Head of NYSE Trading Floors Worked His Way from Runner to Head of Cotton Exchange and On to NYSE Trading Floor Head
Tom Greene wanted to be a civil servant, perhaps a fireman, when he was growing up. However, despite his best efforts, those jobs went to returning Vietnam veterans. So he chose a vocation working with electricity, but that did not get him too far. Eventually, a cousin on Wall Street suggested he come on down there. And so began a career that has spawned 50 years, from his days as a runner on the New York Cotton Exchange to his role of Vice President at the New York Stock Exchange (NYSE) today.
Greene moved ahead in his career by never saying no and by being in the right place at the right time. He moved quickly to the mail room from his time as a runner on the Cotton Exchange floor, then returned to the floor as a price reporter. He was also a board marker, putting prices up on a blackboard. He worked in compliance and eventually started running trading floors.
Greene remembers when cotton first went to $1.00, the first big bull market he experienced in cotton. The Hunt Brothers run on the Silver market was also a memorable bull market, Greene said.
Albert M. Weis was a memorable chairman of the New York Cotton Exchange, Greene said, recalling Weis’s commute from Long Island to the exchange by plane. Paul Tudor Jones and Stephen Place, are other chairmen Greene became close to.
Greene also mentioned that NYCE and New York Board of Trade (NYBOT) (executive Joe O’Neill mentored him for many years. One day O’Neill invited Greene to the meeting room to meet the prime minister of Ireland, where plans for a new exchange were outlined. That led to Greene getting a passport so he could travel to Dublin and build the trading floor there, a plan that was created by Paul Tudor Jones to trade the U.S. Dollar Index contract.

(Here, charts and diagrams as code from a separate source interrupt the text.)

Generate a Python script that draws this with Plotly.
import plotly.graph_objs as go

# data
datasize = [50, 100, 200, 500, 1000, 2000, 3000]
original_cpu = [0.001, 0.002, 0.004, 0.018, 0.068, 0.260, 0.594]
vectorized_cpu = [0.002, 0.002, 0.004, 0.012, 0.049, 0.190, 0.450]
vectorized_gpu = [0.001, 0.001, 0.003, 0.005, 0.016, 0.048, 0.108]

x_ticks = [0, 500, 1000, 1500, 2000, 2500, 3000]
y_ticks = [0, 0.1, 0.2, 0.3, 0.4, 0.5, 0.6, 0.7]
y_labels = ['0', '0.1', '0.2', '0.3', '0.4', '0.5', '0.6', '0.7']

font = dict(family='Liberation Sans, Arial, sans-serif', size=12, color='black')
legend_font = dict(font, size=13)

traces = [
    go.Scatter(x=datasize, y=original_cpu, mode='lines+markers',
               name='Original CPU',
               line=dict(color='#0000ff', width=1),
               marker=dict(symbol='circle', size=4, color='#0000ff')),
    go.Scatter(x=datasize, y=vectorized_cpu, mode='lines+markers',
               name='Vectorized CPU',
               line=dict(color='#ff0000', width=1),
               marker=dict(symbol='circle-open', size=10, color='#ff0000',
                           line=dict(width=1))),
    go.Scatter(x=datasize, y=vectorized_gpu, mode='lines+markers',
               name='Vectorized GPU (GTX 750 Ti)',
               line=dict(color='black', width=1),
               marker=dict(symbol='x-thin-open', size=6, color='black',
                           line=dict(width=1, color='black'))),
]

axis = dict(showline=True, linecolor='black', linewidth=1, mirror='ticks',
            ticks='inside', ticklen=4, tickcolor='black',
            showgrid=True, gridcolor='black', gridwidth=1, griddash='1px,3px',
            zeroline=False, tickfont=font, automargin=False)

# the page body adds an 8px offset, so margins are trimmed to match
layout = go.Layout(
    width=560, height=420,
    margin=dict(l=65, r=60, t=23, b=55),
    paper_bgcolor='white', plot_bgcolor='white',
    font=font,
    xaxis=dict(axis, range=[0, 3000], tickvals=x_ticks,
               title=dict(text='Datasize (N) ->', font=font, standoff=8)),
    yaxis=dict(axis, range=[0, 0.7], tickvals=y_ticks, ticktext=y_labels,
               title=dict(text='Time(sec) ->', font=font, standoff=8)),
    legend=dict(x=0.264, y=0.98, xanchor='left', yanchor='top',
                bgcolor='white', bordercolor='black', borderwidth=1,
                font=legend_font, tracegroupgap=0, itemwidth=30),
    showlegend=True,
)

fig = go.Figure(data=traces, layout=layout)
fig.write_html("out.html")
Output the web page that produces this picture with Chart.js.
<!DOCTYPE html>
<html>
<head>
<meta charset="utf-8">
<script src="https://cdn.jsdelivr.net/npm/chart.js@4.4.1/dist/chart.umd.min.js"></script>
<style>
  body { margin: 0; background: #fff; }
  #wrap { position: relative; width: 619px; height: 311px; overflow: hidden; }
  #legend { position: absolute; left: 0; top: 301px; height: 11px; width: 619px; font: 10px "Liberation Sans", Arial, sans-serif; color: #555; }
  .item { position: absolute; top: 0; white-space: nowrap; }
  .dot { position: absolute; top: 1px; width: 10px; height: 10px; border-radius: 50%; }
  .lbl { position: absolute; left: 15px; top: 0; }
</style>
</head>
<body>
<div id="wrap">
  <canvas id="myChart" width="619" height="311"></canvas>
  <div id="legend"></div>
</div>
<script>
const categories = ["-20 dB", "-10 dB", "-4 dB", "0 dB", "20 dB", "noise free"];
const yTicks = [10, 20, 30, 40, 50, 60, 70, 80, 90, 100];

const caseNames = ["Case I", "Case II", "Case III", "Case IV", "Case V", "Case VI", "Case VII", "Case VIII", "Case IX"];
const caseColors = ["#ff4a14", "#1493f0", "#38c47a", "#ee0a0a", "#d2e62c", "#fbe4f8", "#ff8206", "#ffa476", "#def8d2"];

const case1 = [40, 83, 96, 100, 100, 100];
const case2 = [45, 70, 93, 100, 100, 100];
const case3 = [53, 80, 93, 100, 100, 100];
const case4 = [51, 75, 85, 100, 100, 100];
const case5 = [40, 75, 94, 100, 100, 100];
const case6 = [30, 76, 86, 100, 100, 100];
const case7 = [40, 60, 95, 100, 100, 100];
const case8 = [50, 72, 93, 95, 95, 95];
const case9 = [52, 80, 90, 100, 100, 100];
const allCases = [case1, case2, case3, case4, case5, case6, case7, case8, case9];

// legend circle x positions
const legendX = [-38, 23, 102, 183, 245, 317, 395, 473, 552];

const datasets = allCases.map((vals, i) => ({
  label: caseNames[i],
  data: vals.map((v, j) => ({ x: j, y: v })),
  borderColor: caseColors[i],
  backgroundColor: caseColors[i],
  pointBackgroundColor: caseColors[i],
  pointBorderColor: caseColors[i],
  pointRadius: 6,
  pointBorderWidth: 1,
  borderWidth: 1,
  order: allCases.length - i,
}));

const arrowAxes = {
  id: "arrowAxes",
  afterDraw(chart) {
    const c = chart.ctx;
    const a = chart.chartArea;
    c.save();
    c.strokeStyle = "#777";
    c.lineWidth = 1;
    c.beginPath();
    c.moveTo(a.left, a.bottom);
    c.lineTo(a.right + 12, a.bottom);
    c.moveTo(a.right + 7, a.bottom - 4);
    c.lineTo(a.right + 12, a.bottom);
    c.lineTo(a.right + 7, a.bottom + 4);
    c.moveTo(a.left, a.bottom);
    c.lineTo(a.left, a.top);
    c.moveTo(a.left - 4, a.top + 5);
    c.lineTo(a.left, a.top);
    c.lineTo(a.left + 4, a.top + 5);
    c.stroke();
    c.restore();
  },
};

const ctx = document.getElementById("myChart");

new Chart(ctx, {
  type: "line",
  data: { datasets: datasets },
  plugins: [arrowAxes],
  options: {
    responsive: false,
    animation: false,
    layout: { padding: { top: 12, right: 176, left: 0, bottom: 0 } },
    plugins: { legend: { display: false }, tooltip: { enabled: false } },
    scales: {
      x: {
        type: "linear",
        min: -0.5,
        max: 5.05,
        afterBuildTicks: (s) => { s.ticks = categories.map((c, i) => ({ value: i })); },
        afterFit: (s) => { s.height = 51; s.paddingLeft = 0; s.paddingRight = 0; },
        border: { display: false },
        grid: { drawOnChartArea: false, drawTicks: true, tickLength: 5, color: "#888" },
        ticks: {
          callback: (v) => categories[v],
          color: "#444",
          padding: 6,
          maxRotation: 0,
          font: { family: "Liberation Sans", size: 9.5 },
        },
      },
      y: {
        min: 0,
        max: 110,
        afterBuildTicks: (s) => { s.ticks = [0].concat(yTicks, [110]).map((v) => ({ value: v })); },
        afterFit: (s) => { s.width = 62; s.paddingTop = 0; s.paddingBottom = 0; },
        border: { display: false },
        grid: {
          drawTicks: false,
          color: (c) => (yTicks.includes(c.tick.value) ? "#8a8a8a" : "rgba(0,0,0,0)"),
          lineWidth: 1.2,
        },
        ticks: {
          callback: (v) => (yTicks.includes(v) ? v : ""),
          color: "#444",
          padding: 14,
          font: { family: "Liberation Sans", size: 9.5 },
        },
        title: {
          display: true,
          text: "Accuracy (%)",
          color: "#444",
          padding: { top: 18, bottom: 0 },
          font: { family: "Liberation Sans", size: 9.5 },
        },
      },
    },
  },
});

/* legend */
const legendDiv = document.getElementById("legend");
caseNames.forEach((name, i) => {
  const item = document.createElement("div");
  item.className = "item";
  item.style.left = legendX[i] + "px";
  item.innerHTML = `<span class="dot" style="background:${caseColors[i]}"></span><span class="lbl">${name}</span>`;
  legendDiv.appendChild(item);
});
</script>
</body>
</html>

Greene shared his experiences during the 1993 bombing of the World Trade Center in New York and how without much light he and others were able to evacuate the building. Six people perished in that attack. The exchange had great teams working to bring in supplemental air to restart the exchange.
He mentions that the Coffee, Sugar, Cocoa Exchange (CSCE) had a hot backup venue that had become part of the New York Board of Trade when Coffee, Sugar, Cocoa merged with the Cotton Exchange. That backup site became the trading floor for the NYBOT after the 9/11 attacks destroyed the Trade Center.
When the New York Board of Trade was created by the merger of the Coffee, Sugar, Cocoa Exchange and the New York Cotton Exchange, NYCE executive Patrick Gambaro fought for Greene to manage the floor of the new combined exchange, a position Greene took on.
Greene said opening a futures market in the morning was like starting a horse race: it was organized chaos.
Through his work on the trading floors, Greene became involved with an industry charity at the NYBOT that was called Futures & Options for Kids. Greene came up with the idea of having a dress-down day on Friday, but to participate one had to throw a dollar into the hat. With 5000 traders on the floor, these days became a popular way to raise money for Futures & Options for Kids. That charity was shuttered when the floor closed.
Greene later became involved in the charity, “Building Homes for Heroes,” that builds homes for severely disabled veterans, something he continues to support to this day.
After Intercontinental Exchange bought the New York Board of Trade and announced it was shutting down the trading floor, Greene needed to find a home for the exchange’s options traders. He approached the New York Stock Exchange and struck a deal. ICE’s Jeff Sprecher then bought NYSE Euronext, bringing all the exchanges together.
Greene helped ICE build out new midtown offices in New York for ICE and NYBOT in the former space of MF Global, including building a grading room for coffee. After that, he was given a severance package.
As Greene worked his way out of a job, he told Tom Farley, who had been the head of the rebranded NYBOT and had moved to the NYSE, that he would be interested in helping if there were an opportunity. Farley gave Greene so much to do, including retrofitting the whole NYSE building, that Greene had a full-time job. Then Greene was asked to run the floor of the NYSE. Though Greene was reluctant because he had no background in equities, Farley reassured him, saying he would learn it. And he did. Greene continues in the role today and says he will as long as he has his health.